Querido Mariano:

Miro la fotografía. Estamos en "La mar del medio", en Oviedo. Es el 19 de marzo de 1999. Me acuerdo porque ese día a Félix Grande y a mí nos comunicaron que José Agustín Goytisolo se había elevado a los cielos. Déjame recordarte. De izquierda a derecha estamos el fotógrafo Paco García, que cedió su cámara a Mauro Blanco para retratarnos; un servidor; Francisco García Pérez, al que se le adivina por la presencia de Paz, su mujer; Fernanda, la mujer de Labra; Pepe Monteserín; los mencionados Ricardo Labra y Paz; Félix Grande, tú y Cristina Fernández Cubas. Pero tú y yo ya nos habíamos conocido años antes, Miguel Munárriz mediante, con motivo del llamamiento de Javier Bauluz para socorrer a las gentes que padecían la guerra de Bosnia-Herzegovina. Te involucraste como en tantas otras causas y, junto con Munárriz y conmigo reunimos a más de cuarenta autores. Luego, Roberto Quiroga y yo te entrevistamos en la radio y a partir de ahí, entre libros y paseos, bosques y montañas, fuimos viviendo los años. Pasaron las fotografías, la literatura, los enamoramientos y ese despacho tuyo que parecía un enclave más de la "rive gauche" parisina. También esos viajes repentinos a la búsqueda de conocimientos para desenmascarar tanta apocalipsis que sólo servía "para aterrorizar a sus contemporáneos con la idea del fin del mundo", como bien escribías en el epílogo a la que considero tu obra más acabada, "Il Finimondo", una narración corta pero de extensa longitud humanística.
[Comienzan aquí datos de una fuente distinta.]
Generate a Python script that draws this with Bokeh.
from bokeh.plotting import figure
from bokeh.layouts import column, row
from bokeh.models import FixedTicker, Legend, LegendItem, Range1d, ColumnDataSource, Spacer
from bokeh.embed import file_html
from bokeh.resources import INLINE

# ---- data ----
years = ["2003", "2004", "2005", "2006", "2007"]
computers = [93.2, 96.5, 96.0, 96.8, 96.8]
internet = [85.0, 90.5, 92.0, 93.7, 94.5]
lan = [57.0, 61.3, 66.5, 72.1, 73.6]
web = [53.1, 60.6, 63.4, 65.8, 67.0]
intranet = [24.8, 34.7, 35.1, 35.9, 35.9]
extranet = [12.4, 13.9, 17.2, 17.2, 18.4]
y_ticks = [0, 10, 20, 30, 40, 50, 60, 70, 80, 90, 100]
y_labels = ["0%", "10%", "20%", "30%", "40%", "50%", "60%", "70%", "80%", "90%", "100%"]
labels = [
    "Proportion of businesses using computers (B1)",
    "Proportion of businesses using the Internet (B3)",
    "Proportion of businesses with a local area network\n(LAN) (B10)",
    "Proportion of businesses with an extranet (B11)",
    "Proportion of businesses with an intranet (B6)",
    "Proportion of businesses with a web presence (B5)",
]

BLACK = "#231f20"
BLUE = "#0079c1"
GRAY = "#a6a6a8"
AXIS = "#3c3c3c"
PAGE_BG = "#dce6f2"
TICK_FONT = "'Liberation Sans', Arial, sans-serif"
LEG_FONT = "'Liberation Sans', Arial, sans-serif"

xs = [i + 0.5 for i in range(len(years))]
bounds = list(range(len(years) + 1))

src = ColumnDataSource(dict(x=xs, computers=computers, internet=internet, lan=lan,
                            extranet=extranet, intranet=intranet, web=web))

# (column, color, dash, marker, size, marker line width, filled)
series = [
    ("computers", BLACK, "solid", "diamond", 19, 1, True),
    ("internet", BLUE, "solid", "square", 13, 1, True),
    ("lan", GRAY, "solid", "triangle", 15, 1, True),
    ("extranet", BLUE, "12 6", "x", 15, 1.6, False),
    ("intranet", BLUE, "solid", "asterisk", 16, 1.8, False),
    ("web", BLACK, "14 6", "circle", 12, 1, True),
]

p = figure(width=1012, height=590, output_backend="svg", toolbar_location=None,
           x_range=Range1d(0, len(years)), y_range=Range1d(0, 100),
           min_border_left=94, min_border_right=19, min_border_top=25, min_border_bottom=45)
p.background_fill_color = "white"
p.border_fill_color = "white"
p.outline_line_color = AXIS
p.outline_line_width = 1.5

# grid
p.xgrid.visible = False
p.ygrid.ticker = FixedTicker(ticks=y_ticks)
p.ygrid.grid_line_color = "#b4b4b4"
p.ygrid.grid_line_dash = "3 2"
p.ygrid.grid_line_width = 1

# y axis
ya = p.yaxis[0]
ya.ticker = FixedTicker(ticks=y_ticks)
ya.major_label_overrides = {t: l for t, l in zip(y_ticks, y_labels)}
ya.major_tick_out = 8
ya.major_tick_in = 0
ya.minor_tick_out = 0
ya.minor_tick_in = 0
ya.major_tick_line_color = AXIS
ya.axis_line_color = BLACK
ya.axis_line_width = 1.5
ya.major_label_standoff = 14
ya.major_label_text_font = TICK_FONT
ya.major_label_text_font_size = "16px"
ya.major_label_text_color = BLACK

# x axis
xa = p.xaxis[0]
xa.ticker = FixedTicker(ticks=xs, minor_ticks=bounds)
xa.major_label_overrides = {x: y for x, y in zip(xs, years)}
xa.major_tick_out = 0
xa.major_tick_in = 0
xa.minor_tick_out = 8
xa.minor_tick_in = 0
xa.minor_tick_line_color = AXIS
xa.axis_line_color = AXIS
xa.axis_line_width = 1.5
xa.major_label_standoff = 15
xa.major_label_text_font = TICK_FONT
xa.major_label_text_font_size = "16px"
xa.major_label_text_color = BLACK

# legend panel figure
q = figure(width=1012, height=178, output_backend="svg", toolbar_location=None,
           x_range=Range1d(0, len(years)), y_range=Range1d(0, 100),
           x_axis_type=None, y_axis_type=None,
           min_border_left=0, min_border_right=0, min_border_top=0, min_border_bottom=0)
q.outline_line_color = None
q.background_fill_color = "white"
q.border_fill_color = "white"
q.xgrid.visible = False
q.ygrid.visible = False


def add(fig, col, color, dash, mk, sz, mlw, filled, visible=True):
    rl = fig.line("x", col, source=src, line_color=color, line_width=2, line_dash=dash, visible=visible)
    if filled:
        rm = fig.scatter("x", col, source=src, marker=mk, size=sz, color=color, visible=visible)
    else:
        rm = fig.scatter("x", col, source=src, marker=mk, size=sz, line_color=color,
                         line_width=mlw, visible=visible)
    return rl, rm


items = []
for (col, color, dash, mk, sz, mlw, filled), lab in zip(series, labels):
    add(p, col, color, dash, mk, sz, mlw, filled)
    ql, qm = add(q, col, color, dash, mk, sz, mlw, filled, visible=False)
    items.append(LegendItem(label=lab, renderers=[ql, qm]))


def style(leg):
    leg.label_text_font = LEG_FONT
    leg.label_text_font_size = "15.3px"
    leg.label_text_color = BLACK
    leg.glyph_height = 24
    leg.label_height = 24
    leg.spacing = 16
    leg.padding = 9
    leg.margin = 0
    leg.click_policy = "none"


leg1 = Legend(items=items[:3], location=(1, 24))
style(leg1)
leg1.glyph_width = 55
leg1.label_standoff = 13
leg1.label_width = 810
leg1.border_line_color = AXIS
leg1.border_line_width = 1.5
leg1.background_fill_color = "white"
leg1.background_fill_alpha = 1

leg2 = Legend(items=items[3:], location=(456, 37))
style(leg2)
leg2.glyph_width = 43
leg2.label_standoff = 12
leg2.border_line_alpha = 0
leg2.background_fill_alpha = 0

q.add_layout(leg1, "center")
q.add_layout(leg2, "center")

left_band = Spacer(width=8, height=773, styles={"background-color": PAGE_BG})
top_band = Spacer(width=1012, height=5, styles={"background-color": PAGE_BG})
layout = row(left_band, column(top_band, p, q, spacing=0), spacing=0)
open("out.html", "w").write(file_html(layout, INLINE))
Un día, tras haber leído este relato en el que aunaste filosofía y literatura con una exquisita mirada de fotógrafo que contempla el mundo, me hablaste cerca de Santa María del Naranco de la catedral de Orvieto, de esa Capilla de san Brizio y de todos sus significados. Hablamos de la calidad de aquellos frescos de Luca Signorelli, de los trazos y colores, de su precisión para dar vida a aquellos seres de luz sobrecogedora. Y también de cómo te encontraste con esa lámina que reproduce ese fresco de Signorelli en el que se aprecia al filósofo Empédocles asomado por el óculo de una bóveda observando Il Finimondo. Signorelli, te recuerdo, recibió la noticia de la muerte de su joven primogénito y a pesar de estar abatido por el dolor, lo retrató ya muerto con el fin de guardar en su memoria lo que la Europa de la peste le había arrebatado para siempre. Ahora recuerdo aquel mecanismo de la física que aplicaste a tu relato y que en la técnica fotográfica produce el llamado efecto polarizador. Así lograste que el protagonista Galvanus, al mirar ese fresco de Signorelli, viese cómo Empédocles cobraba vida, salía del óculo situado a quince metros de altura y le sonreía justo antes de que Galvanus sufriera esa experiencia apocalíptica: es entonces cuando ve la Historia, la Filosofía, la Poesía, el Cosmos, la Guerra y la Muerte. Como bien decías, ni siquiera las "palabras de Platón o Aristóteles, ni las del mismo Empédocles o el Dante de la Divina Comedia" lograrán sosegar a Galvanus.

Vuelvo a la fotografía. Veo en tus ojos la mirada del escritor que ha sabido superarse, a la manera de Samuel Beckett. Un escritor que ha encontrado alguna pregunta esencial, de esas que no necesitan respuesta. El cenicero repleto de colillas: parecen gusanos a la espera de devorar las palabras y obrar el silencio eterno. Miramos todos al objetivo, congelados en la redoma del tiempo y, de repente, desapareces. Sé que no te has ido, que has usado un nuevo truco fotográfico para dejarnos con un temblor en el relato de tu propia vida. Así que, como hiciera Signorelli al retratar a su hijo, yo conservaré esta foto para recordarte y sé que tú, al igual que Empédocles a Galvanus, me sonreirás desde el óculo de tus libros. Que los Campos Elíseos sean de tu agrado.